Было бы безумием утверждать, что не существует власти надо мной. Только положение, в которое я стану по отношению к ней, будет совершенно другое, чем в религиозную эпоху: я буду врагом всякой верховной власти, в то время как религия учит дружбе с властью и покорности ей.
Отрицатель святости направляет свои силы против богобоязненности, ибо страх Божий определил бы его отношение ко всему, что он продолжал бы считать святыней. Осуществляет ли священную власть Бог или человек в богочеловеке, считается ли, следовательно, что-нибудь святыней во имя человека (гуманность), – это нисколько не изменяет страха Божьего: ведь и человек почитается «верховным существом» в той же степени, как в специальной религиозной области Бог, как «верховное существо», требует от нас и страха, и почтения, и оба они внушают нам благоговение.

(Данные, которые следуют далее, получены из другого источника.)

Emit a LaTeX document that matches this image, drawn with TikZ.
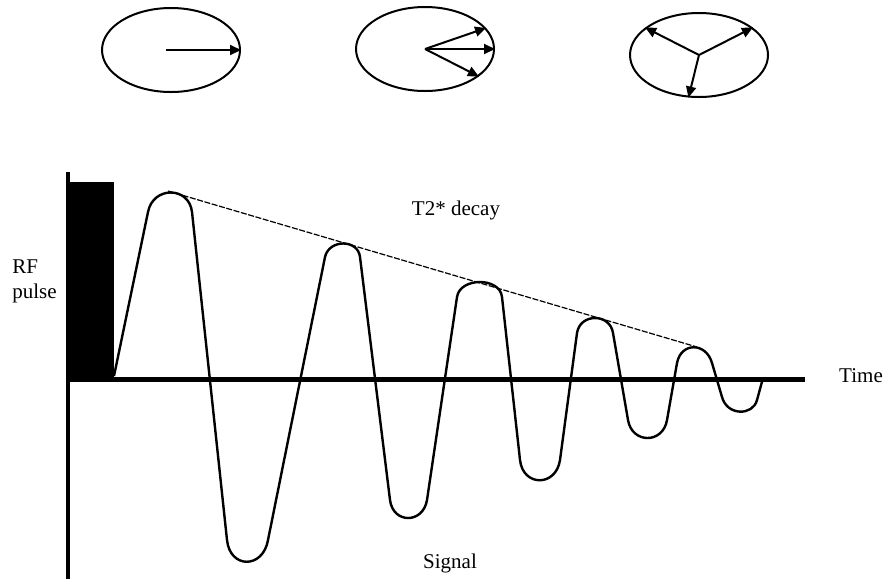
\documentclass[tikz,border=0pt]{standalone}
\usepackage{fontspec}
\setmainfont{Liberation Serif}
\usepackage{tikz}
\usetikzlibrary{positioning,arrows.meta,shapes.geometric}

\begin{document}
\begin{tikzpicture}[x=0.5pt, y=-0.5pt, ring/.style={draw, ellipse, line width=1pt, minimum width=69pt, minimum height=42pt, inner sep=0pt}, vec/.style={-{Triangle[length=5.5pt,width=5pt]}, line width=1pt}, lbl/.style={font=\fontsize{10.5}{12.5}\selectfont, inner sep=0pt}]
\useasboundingbox (0,0) rectangle (886,579);
% spins dephasing
\node[ring](e1) at (171,50){};
\node[ring](e2) at (425,49){};
\node[ring](e3) at (699,55){};
\draw[vec] ([xshift=-2.5pt]e1.center) -- (e1.east);
\draw[vec] (e2.center) -- (e2.19);
\draw[vec] (e2.center) -- (e2.east);
\draw[vec] (e2.center) -- (e2.-27);
\draw[vec] (e3.center) -- (e3.153);
\draw[vec] (e3.center) -- (e3.27);
\draw[vec] (e3.center) -- (e3.256);
% axes and pulse
\fill (67,182) rectangle (114,379);
\draw[line width=2pt] (68,172) -- (68,579);
\draw[line width=2.5pt] (68,379) -- (805,379);
% FID signal
\draw[line width=1.2pt, line join=round] (114,376) -- (148,212)
  .. controls (153,186) and (189,186) .. (192,212) -- (227,540)
  .. controls (230,569) and (263,569) .. (268,540) -- (325,257)
  .. controls (329,239) and (358,239) .. (360,257) -- (390,500)
  .. controls (393,524) and (423,524) .. (427,500) -- (457,297)
  .. controls (460,277) and (500,277) .. (502,297) -- (520,460)
  .. controls (523,487) and (556,487) .. (560,460) -- (577,333)
  .. controls (580,313) and (610,313) .. (613,333) -- (628,420)
  .. controls (632,444) and (663,444) .. (667,420) -- (677,363)
  .. controls (681,342) and (706,342) .. (712,363) -- (722,397)
  .. controls (727,416) and (753,416) .. (757,400) -- (763,378);
% envelope
\coordinate (p1) at (168,191);
\coordinate (p5) at (697,347);
\draw[line width=0.6pt, dash pattern=on 3pt off 0.8pt] (p1) -- (p5);
% labels
\node[lbl](decay) at (456,210){T2* decay};
\node[lbl, align=left, anchor=west](rf) at (12,281){RF\\pulse};
\node[lbl](time) at (861,376){Time};
\node[lbl](signal) at (450,563){Signal};
\end{tikzpicture}
\end{document}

Настоящая богобоязненность уже давно поколеблена, в общий обиход невольно вошел более или менее сознательный атеизм, который выражается внешним образом v широком развитии «бесцерковности». Но то, что отнимали у Бога, отдавали человеку, и власть гуманности возрастала по мере того, как умалялось влияние и значение благочестия.
Человек как таковой и есть нынешний Бог, и прежняя богобоязненность теперь сменилась страхом человеческим.
Но так как человек представляет собой лишь другое верховное существо, то, в сущности, с Верховным Существом произошла лишь некоторая метаморфоза, и страх человеческий есть лишь видоизмененный страх Божий.
Наши атеисты – благочестивы.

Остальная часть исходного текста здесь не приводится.